Relacionamento de presas com criminosos pode influenciar filhos a seguir a mesma trajetória

Malú Damázio
mdamazio@hojeemdia.com.br
09/12/2016 às 20:20.
Atualizado em 15/11/2021 às 22:01

Mãe solteira pobre se apaixona por um traficante. O homem acolhe a mulher e os futuros enteados, dando a todos boas condições de vida. Muitas vezes, a companheira sabe dos crimes e até participa deles. Essa é a história de Joana Pereira* e de tantas outras mulheres que se envolveram na criminalidade, foram parar atrás das grades e ainda viram os filhos e filhas seguirem a mesma trajetória fora da lei.

Conforme o Hoje em Dia mostrou na edição de ontem, 46% das detentas da penitenciária feminina Estevão Pinto, em Belo Horizonte, têm filhos cumprindo ou que já cumpriram medidas socioeducativas. Alguns meninos, autores de ato infracional grave, estão em centros de internação. Vários fatores ajudam a explicar a estatística e um deles é a má influência dentro da própria casa.

Responsáveis por criar as crianças sozinhas, sem a ajuda dos pais, as mulheres encontram alento no novo companheiro envolvido em delitos. Convivendo em um ambiente em que o sustento da casa vem por meios ilícitos, os filhos acabam vendo a criminalidade como o caminho natural a ser seguido.

Exemplo

Cumprindo pena por tráfico de drogas na Estevão Pinto, Joana teve o ex-marido assassinado e o atual companheiro está preso. Um dos filhos dela cometeu assalto à mão armada e hoje está em um centro para menores infratores. 

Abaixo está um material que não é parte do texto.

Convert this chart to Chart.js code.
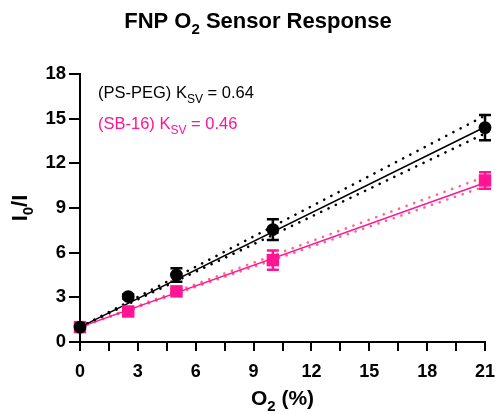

“Não temos que carregar uma estrela no peito com o estigma da criminalidade. Quero que meu menino deixe a cadeia e saiba que pagamos nossa pena e que é possível ressocializar e ter uma vida normal”, afirma a detenta, planejando abrir um salão de beleza para ela e o garoto. A mulher, por outro lado, se orgulha da filha de 22 anos, que fez faculdade, trabalha como vendedora e mantém a família sozinha.

Sentimento de culpa

Assim como outras presidiárias, Joana sente-se culpada em ver o filho no mundo do crime. O sentimento, dizem especialistas, é um caminho fácil e equivocado para explicar uma situação de vulnerabilidade social. “É comum as mulheres acharem que a responsabilidade é delas, mas não são só esses fatores que influenciam. O contexto é maior”, afirma a diretora da Associação Mineira de Educação Continuada (Asmec), Andrea Ferreira, que promove cursos para detentos e egressos do sistema prisional. A entidade elaborou o levantamento da situação das presas na Estevão Pinto.

Trabalho, comunidade local e escola também explicam a trajetória criminal de uma pessoa, diz o sociólogo Bráulio Figueiredo, pesquisador do Centro de Estudos de Criminalidade e Segurança Pública, da UFMG. “Há uma série de variáveis relacionadas à entrada no crime. Se o filho ia sempre à escola e tinha acompanhamento educacional, se foi criado em família com o pai ou por outras pessoas, o local onde mora assim como se precisou arranjar emprego cedo”.

Por outro lado, outras situações favorecem a saída da criminalidade, como casar-se com uma pessoa idônea, arranjar um trabalho ou apegar-se a uma religião, explica o sociólogo. “A maior taxa de ocorrência de crimes se dá entre os 17 e os 25 anos. Depois, há o início de um processo de redução. Eles deixam essa trajetória ou porque casam, ou porque têm filhos. Inclusive, viver na ilegalidade é cansativo e pode matar. Muitos jovens morrem antes dos 30 anos porque é nessa fase que há o ápice do desenvolvimento”, afirma Bráulio.